SUPPLIED MATERIAL ->

%%

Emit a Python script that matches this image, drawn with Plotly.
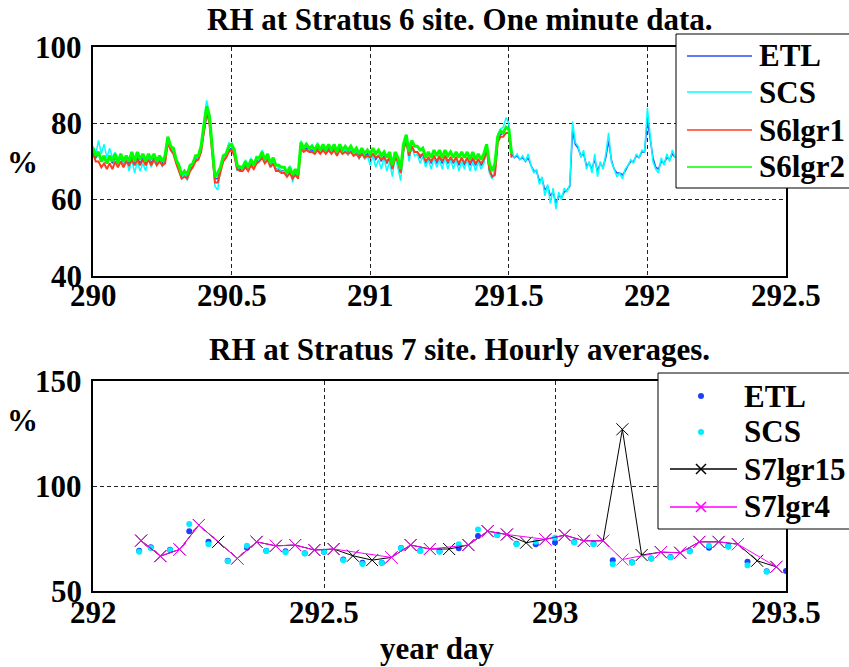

%%
%%

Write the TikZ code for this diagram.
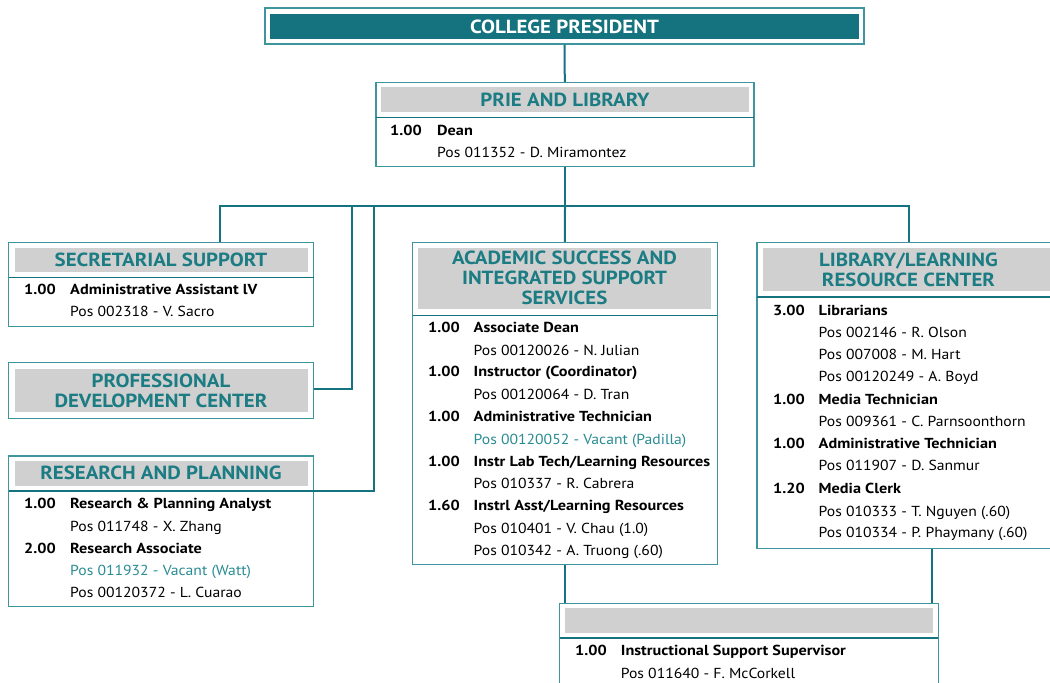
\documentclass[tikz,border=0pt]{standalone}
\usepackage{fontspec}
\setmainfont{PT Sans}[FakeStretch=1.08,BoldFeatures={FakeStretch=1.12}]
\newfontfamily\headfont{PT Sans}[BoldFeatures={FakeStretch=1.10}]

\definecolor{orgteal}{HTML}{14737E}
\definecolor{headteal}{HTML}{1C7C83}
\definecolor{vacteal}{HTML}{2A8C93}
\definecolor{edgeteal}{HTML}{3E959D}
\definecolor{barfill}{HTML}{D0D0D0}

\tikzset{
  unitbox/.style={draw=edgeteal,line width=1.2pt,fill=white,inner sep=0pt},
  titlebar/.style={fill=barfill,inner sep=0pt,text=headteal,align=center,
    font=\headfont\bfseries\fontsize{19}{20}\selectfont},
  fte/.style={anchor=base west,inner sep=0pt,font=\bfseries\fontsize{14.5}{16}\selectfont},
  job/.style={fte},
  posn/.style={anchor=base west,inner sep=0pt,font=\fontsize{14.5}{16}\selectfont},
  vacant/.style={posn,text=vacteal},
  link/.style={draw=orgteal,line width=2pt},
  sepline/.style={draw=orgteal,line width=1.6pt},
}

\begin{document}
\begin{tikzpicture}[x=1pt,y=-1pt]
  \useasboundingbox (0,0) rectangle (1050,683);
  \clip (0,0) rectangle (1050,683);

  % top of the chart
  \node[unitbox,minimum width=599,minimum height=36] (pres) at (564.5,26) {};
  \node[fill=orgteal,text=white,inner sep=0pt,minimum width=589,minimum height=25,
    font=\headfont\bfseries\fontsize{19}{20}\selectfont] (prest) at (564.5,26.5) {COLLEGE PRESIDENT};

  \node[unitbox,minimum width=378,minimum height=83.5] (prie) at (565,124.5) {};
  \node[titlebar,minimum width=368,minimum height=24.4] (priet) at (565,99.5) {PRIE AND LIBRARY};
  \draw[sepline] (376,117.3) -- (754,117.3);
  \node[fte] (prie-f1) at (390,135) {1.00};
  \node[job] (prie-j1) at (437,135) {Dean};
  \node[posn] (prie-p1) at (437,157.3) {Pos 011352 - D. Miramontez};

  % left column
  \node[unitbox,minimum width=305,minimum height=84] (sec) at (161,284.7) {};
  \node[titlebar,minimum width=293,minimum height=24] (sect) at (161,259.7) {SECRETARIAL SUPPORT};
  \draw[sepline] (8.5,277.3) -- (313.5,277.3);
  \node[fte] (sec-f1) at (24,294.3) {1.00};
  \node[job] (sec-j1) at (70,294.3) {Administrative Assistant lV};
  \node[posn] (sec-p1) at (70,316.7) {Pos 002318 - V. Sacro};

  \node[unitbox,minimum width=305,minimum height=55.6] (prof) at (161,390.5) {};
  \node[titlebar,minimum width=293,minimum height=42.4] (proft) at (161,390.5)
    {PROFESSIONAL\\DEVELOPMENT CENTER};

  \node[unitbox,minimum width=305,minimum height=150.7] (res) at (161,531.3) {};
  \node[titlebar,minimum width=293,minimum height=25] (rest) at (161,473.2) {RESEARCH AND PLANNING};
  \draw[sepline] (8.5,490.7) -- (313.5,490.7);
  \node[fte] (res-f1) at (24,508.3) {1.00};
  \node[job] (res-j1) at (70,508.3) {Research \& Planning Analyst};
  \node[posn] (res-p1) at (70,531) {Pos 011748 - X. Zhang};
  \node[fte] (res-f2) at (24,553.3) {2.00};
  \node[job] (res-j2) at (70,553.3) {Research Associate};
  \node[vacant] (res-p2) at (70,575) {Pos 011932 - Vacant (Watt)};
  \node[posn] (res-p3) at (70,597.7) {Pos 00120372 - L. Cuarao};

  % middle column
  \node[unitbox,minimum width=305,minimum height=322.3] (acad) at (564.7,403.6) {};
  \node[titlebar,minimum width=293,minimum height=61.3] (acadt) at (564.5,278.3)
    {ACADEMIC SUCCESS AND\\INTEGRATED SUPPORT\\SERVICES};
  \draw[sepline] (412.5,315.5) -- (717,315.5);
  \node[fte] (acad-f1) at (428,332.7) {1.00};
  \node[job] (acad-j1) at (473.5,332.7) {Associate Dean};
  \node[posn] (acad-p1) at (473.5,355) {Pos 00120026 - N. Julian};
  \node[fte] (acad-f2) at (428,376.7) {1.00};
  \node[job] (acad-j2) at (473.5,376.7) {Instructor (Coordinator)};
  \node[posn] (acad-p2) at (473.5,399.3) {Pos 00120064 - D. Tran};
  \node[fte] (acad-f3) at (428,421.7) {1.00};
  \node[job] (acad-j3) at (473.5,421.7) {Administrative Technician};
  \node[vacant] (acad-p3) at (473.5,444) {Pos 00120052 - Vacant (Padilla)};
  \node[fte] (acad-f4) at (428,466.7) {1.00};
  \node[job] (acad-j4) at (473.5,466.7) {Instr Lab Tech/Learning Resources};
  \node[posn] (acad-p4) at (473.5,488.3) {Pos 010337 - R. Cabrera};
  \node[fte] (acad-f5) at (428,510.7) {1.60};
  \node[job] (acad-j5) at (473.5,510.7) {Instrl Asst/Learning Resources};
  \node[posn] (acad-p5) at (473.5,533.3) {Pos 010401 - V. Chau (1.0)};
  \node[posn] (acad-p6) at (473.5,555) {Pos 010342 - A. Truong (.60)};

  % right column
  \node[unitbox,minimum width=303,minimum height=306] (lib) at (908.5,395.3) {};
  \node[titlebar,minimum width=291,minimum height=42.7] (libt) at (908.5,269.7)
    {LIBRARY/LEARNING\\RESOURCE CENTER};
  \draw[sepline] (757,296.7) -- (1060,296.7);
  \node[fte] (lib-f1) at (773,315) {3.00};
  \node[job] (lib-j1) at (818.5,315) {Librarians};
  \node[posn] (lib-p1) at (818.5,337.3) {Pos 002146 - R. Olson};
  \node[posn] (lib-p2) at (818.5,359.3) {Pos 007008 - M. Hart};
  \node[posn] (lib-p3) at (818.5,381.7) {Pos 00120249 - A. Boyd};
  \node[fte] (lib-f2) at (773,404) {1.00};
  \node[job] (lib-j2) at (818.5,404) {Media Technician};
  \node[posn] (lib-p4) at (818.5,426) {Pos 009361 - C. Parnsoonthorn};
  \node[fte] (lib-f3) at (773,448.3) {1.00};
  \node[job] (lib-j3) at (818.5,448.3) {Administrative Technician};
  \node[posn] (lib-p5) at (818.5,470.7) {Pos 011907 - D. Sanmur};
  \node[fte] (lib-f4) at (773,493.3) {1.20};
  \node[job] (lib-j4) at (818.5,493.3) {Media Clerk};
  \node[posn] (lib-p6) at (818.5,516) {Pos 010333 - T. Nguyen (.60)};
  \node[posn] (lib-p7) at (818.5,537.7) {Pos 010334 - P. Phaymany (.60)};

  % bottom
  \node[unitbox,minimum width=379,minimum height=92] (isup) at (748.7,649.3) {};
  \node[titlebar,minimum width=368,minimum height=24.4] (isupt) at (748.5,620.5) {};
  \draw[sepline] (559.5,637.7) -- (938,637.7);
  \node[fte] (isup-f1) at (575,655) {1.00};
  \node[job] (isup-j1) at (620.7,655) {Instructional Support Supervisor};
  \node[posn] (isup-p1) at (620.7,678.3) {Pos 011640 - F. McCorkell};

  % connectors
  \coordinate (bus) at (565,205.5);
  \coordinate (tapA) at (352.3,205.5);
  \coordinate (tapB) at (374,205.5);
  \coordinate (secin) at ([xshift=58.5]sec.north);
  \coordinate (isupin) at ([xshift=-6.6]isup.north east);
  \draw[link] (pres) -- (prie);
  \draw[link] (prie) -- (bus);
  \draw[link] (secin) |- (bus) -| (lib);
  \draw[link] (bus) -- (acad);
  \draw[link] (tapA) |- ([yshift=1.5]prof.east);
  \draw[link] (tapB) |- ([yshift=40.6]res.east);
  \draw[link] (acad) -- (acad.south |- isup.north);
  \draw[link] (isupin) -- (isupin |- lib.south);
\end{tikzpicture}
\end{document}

%%
%%

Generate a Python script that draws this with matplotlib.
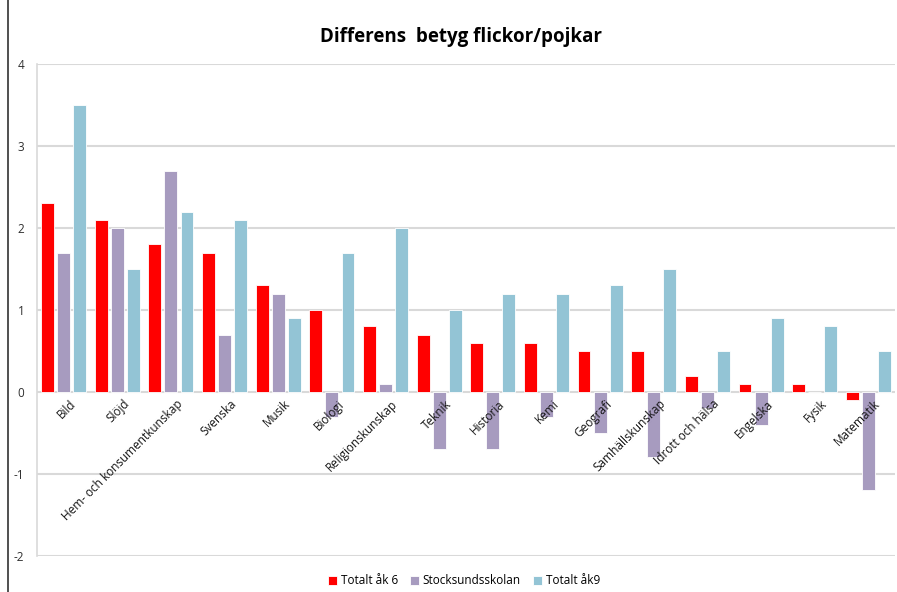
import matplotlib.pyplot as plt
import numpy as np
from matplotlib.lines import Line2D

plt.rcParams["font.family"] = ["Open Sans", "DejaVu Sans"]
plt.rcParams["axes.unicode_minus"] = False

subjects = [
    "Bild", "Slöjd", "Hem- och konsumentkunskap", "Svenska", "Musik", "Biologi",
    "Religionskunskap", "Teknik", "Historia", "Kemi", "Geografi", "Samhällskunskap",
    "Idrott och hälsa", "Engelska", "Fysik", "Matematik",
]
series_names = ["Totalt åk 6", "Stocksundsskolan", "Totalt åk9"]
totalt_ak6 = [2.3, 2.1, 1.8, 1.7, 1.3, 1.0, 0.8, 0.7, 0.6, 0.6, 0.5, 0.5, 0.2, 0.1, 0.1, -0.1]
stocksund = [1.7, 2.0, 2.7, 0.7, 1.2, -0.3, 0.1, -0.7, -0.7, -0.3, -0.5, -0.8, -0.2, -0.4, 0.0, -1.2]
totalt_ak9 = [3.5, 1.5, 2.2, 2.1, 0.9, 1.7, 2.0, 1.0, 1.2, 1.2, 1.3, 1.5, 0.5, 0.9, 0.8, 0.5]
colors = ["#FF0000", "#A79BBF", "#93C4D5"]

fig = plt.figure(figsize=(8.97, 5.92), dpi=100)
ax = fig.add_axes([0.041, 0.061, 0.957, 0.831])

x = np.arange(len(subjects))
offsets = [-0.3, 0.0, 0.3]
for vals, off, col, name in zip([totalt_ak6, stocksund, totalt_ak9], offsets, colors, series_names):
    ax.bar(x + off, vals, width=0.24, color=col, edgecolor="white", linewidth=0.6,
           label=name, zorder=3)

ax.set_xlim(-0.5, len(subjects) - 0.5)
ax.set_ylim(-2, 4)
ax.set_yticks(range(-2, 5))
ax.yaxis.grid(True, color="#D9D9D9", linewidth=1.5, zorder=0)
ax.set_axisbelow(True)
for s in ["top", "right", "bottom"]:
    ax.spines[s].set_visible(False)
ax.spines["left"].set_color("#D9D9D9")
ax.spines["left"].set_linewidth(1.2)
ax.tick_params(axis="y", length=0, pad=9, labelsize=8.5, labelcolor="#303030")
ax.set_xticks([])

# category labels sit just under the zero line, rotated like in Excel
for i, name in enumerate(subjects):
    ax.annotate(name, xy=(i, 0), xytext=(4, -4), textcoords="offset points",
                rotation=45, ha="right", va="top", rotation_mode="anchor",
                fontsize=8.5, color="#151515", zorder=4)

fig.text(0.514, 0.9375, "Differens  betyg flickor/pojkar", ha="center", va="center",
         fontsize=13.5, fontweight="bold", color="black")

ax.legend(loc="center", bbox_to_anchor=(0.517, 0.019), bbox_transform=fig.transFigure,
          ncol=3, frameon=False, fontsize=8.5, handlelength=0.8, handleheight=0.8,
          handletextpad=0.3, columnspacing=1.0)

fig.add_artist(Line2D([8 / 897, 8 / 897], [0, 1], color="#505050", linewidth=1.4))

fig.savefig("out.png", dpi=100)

%%

PROBLEM REQUIREMENTS -> Gather up, from the records above, each line where the word "with" appears.

ANSWER TO THIS PROBLEM ->
Emit a Python script that matches this image, drawn with Plotly.
Generate a Python script that draws this with matplotlib.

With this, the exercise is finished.